Various ideas similar to Lanier’s have begun to take shape in recent years, particularly since the introduction of Bitcoin in 2009. Blockchain technology provides an attractive vehicle for network innovation because it was invented specifically in order to produce incorruptible, distributed recordkeeping systems, and (relatedly) because of its spectacularly brilliant, efficient means of handling currency-like transactions.
The Brave browser, for example, a blockchain-based system with its own crypto token (called BAT), compensates users for their attention to advertisements. Ad networks pay Brave, and Brave shares a portion of these funds with the ad-watching users of their browser, keeping a cut for itself.
But both Brave and Lanier’s proposed systems interfere with the organic operations of the network by introducing a central authority—a platform, middleman, or gatekeeper—perhaps a better word would be “ruler.” The ruler of the network has the ultimate power to control the flow of information, compensation and connections between its users. This centralization of authority ensures that the ruler will, eventually and invariably, come to concentrate solely on the arrogation of profits to itself, reducing network participants to virtual sharecroppers or worse.

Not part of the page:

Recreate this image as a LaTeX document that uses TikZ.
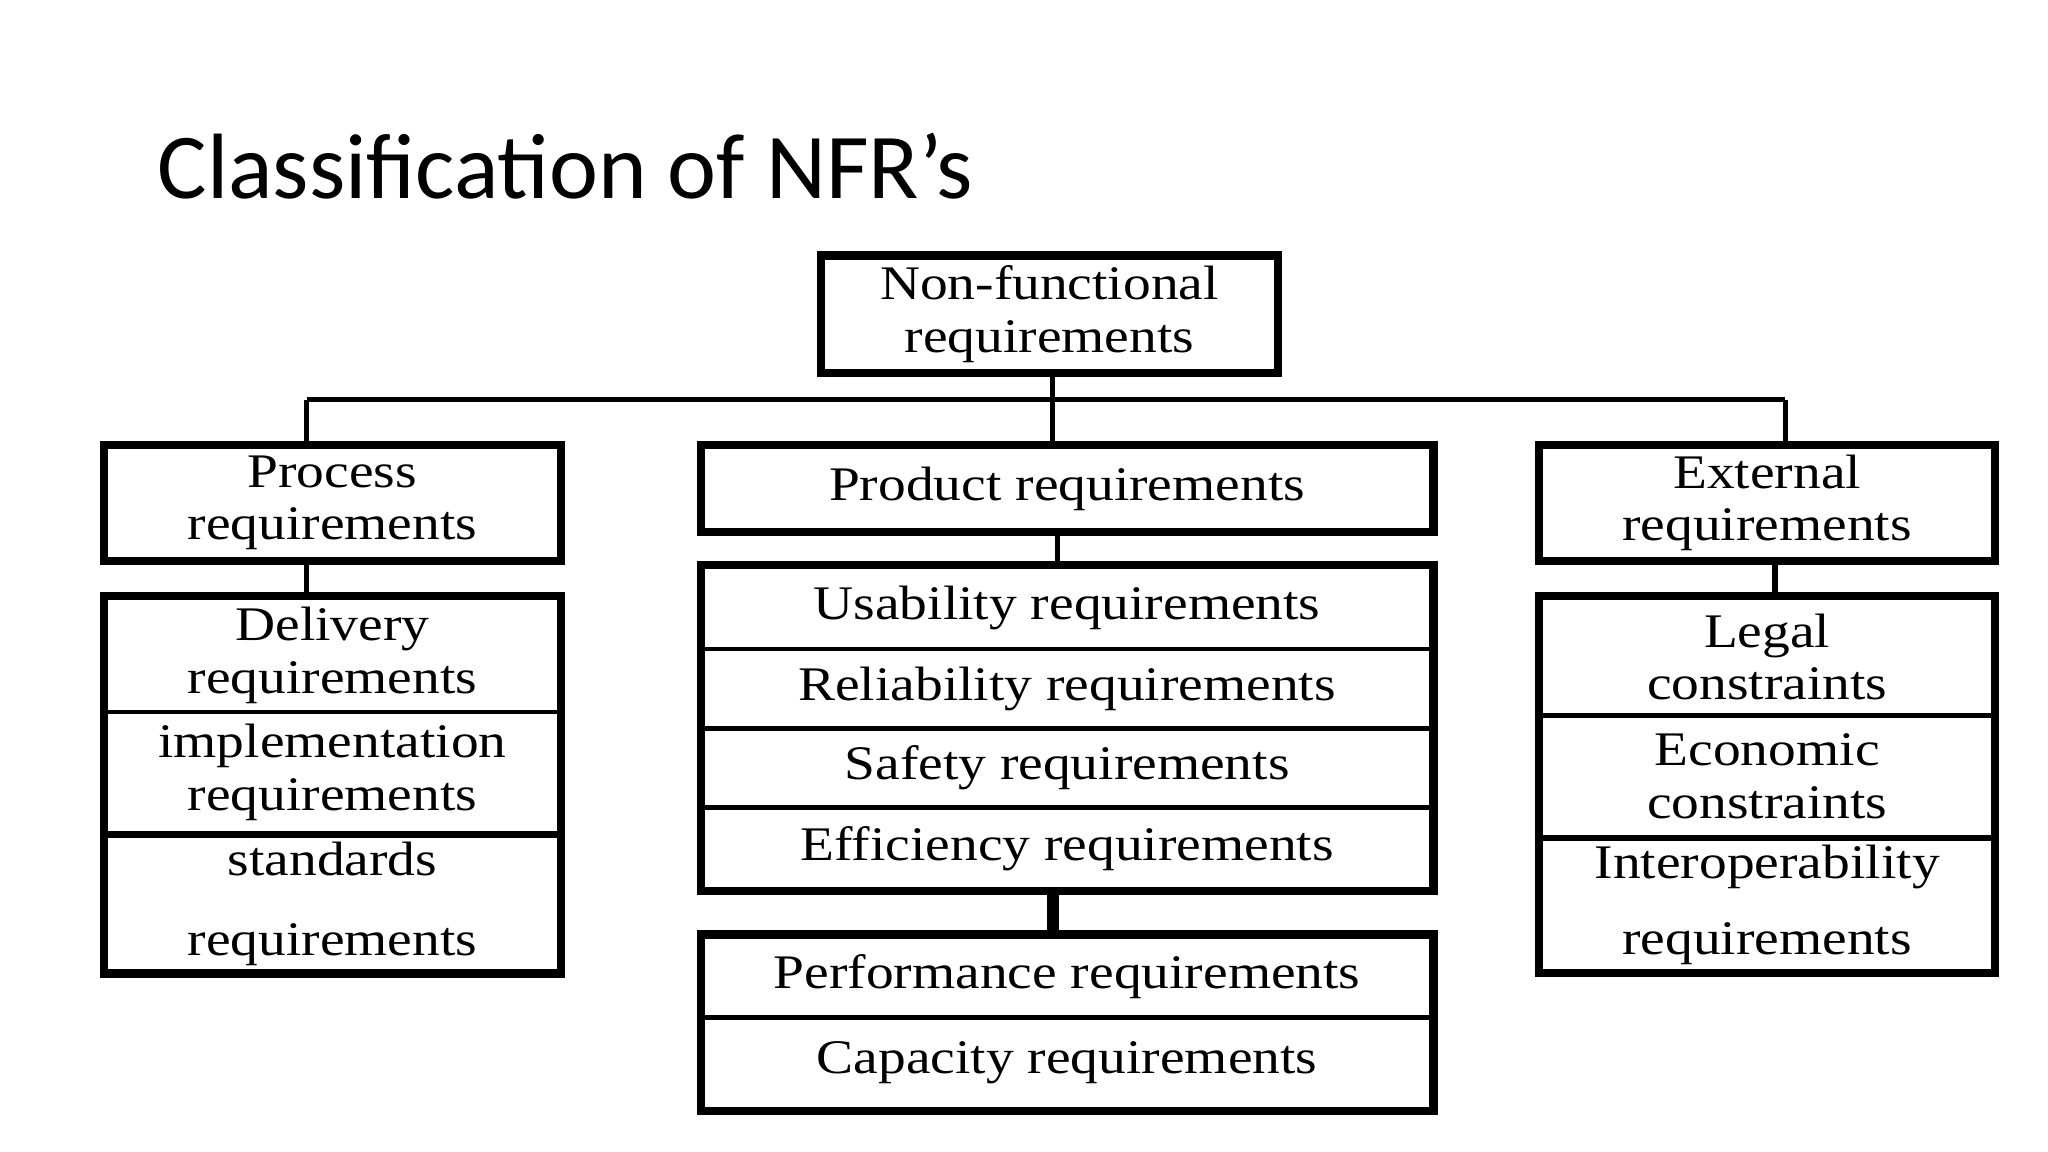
\documentclass[tikz,border=0pt]{standalone}
\usepackage{fontspec}
\setmainfont{Liberation Serif}[FakeStretch=1.15]
\newfontfamily\titlefont{Carlito}
\begin{document}
\begin{tikzpicture}[x=0.01cm,y=-0.01cm,
  cell/.style={draw,line width=1pt,inner sep=0pt,align=center,font=\fontsize{10.5}{11.5}\selectfont},
  frame/.style={line width=1.6pt},
  link/.style={line width=1.1pt}]
\useasboundingbox (0,0) rectangle (1568,882);
\node[anchor=base west,inner sep=0pt,font=\titlefont\fontsize{20.2}{24}\selectfont] (title) at (120,152) {Classification of NFR’s};
% root
\node[cell,minimum width=3.47cm,minimum height=0.87cm] (root) at (803.5,240.5) {Non-functional\\requirements};
\draw[frame] (root.north west) rectangle (root.south east);
% level 1
\node[cell,minimum width=3.47cm,minimum height=0.86cm] (proc) at (254.5,385) {Process\\requirements};
\node[cell,minimum width=5.58cm,minimum height=0.64cm] (prod) at (817,374) {Product requirements};
\node[cell,minimum width=3.46cm,minimum height=0.86cm] (ext) at (1353,385) {External\\requirements};
\foreach \n in {proc,prod,ext} \draw[frame] (\n.north west) rectangle (\n.south east);
\coordinate (j) at (806,306);
\coordinate (jl) at (235,306);
\coordinate (jr) at (1367,306);
\draw[link] (root.south -| j) -- (j);
\draw[link] (jl) -- (jr);
\draw[link] (jl) -- (jl |- proc.north);
\draw[link] (j) -- (j |- prod.north);
\draw[link] (jr) -- (jr |- ext.north);
% process stack
\node[cell,minimum width=3.47cm,minimum height=0.87cm] (d1) at (254.5,501.5) {Delivery\\requirements};
\node[cell,minimum width=3.47cm,minimum height=0.93cm] (d2) at (254.5,591.5) {implementation\\requirements};
\node[cell,minimum width=3.47cm,minimum height=1.04cm] (d3) at (254.5,692) {standards\\[6pt]requirements};
\draw[frame] (d1.north west) rectangle (d3.south east);
\draw[link] (proc.south -| jl) -- (d1.north -| jl);
% product stack
\node[cell,minimum width=5.58cm,minimum height=0.63cm] (p1) at (817,465.5) {Usability requirements};
\node[cell,minimum width=5.58cm,minimum height=0.61cm] (p2) at (817,527.5) {Reliability requirements};
\node[cell,minimum width=5.58cm,minimum height=0.60cm] (p3) at (817,588) {Safety requirements};
\node[cell,minimum width=5.58cm,minimum height=0.63cm] (p4) at (817,649.5) {Efficiency requirements};
\draw[frame] (p1.north west) rectangle (p4.south east);
\coordinate (pc) at (810,406);
\draw[link] (prod.south -| pc) -- (p1.north -| pc);
\node[cell,minimum width=5.58cm,minimum height=0.62cm] (q1) at (817,748) {Performance requirements};
\node[cell,minimum width=5.58cm,minimum height=0.70cm] (q2) at (817,814) {Capacity requirements};
\draw[frame] (q1.north west) rectangle (q2.south east);
\coordinate (qc) at (806,681);
\draw[line width=2.6pt] (p4.south -| qc) -- (q1.north -| qc);
% external stack
\node[cell,minimum width=3.46cm,minimum height=0.90cm] (e1) at (1353,503) {Legal\\constraints};
\node[cell,minimum width=3.46cm,minimum height=0.93cm] (e2) at (1353,594.5) {Economic\\constraints};
\node[cell,minimum width=3.46cm,minimum height=1.01cm] (e3) at (1353,693) {Interoperability\\[5pt]requirements};
\draw[frame] (e1.north west) rectangle (e3.south east);
\coordinate (ec) at (1359,428);
\draw[link] (ext.south -| ec) -- (e1.north -| ec);
\end{tikzpicture}
\end{document}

This pattern has emerged at every large platform: Google, Paypal, Facebook, Amazon, eBay. Where there is power to control interactions within the network—and money to be got by it—the human aspects of the network erode, and eventually cease to exist as such. Eventually, inevitably, the network’s organic functions degrade into a single business function: all is subsumed into a source of fuel for the ruler.
Note that Wikipedia, where control is distributed and in the hands of users, was spared this fate.
Such networks may begin (as Facebook, Paypal and Google did) as free- or low-cost, ad-free providers of desirable services, but they all slowly devolve into bloodsuckers. There’s no reason to believe that the same won’t happen to Brave, as it would to the vague system Lanier describes.
So long as there is a middleman to skim something from each transaction, that system will eventually deteriorate; rather than serving people’s interests, people will inevitably be made to serve theirs.
One possible way to combat this tendency is to eliminate middlemen entirely, as we are doing on a very small scale here at Popula. Popula is a journalist-owned independent publisher, whose equity will be continually held in trust; 100% of the company’s ownership will be retained on behalf of the people who work here, for as long as the project exists.
That means nobody can get rich from it, or buy it, or invest in it. By this means we ensure Popula’s complete editorial freedom, and also protect the project from the control of would-be censors and/or profiteers. The only money that flows into Popula comes from readers and direct donations; it can only be used for the project. Direct donors receive nothing in return except the continued existence of the project. Protecting the business aspect of the network against profiteering and censorship come first.
Secondly, as the beginnings of a system for compensating participants, we’ve designed and launched microtipping features so that authors can receive tips (in ETH cryptocurrency) directly from readers who’ve enjoyed their work. Popula takes no cut of these transactions. Because crypto is so frictionless, tips between Popula users can be very small and delivered at minimal cost.
Paying Popula subscribers can also make comments on any piece, and those comments are themselves eligible for tips. We have a lot of plans for expanding on this system, which we’ll be sharing as we go.
Popula’s fledgling cryptoeconomy demonstrates
- how comment moderation costs can easily be lowered
- how to enable a more egalitarian flow of resources within the network, and
- how even a small publication can offer these benefits sustainably.
There’s a lot of nostalgia now for the World Wide Web of the 1990s, before the platform companies began to turn the internet into a surveillance machine and a petri dish for authoritarianism—before they’d begun torpedoing the world’s democracies. What began as an organic network comprised of free individuals, a naively diverse and egalitarian ecosystem, in about fifteen years succumbed to the opportunistic strain of monopolistic activity represented by the likes of Bill Gates, Steve Jobs, Eric Schmidt, Peter Thiel and Mark Zuckerberg.
Marshall McLuhan said in a 1969 Playboy interview that “the computer… holds out the promise of… universal understanding and unity, a state of absorption in the Logos that could knit mankind into one family and create a perpetuity of harmony and peace.” If that were to happen, it would mean curtains for the Man, which is why they are fighting us information activists tooth and claw.
There are two key questions to keep in mind as you consider your participation in the online future:
1) Am I spending money?—and if I am, who is ending up with it? and,
2) Am I receiving adequate value in exchange for my participation, time and attention?
You might not think that just one person’s answer to these questions is so important, but it is. Each person’s answer is crucial. We’re facing a moment where most of the human race and our information economy will either develop into a true, global, egalitarian network, or succumb to slavery.
As a veteran of Internet 1.0 who founded my first commercial website more than twenty years ago, I’ve watched all this happen with increasing alarm. But the free spirit of the original Web is not entirely at an end—not even in oppressive nations like Cuba, Hong Kong, China and Egypt, where, despite vicious authoritarian clampdowns over the internet, inventive people are finding and developing all kinds of clever workarounds in order to publish and communicate freely, away from the control of autocrats, censors or profiteers. It’s possible to move forward from where we find ourselves—one modest proof being the fact that you’re reading this—and to reestablish the Web as a free, egalitarian space for communication, rather than a controlled space for profit-making.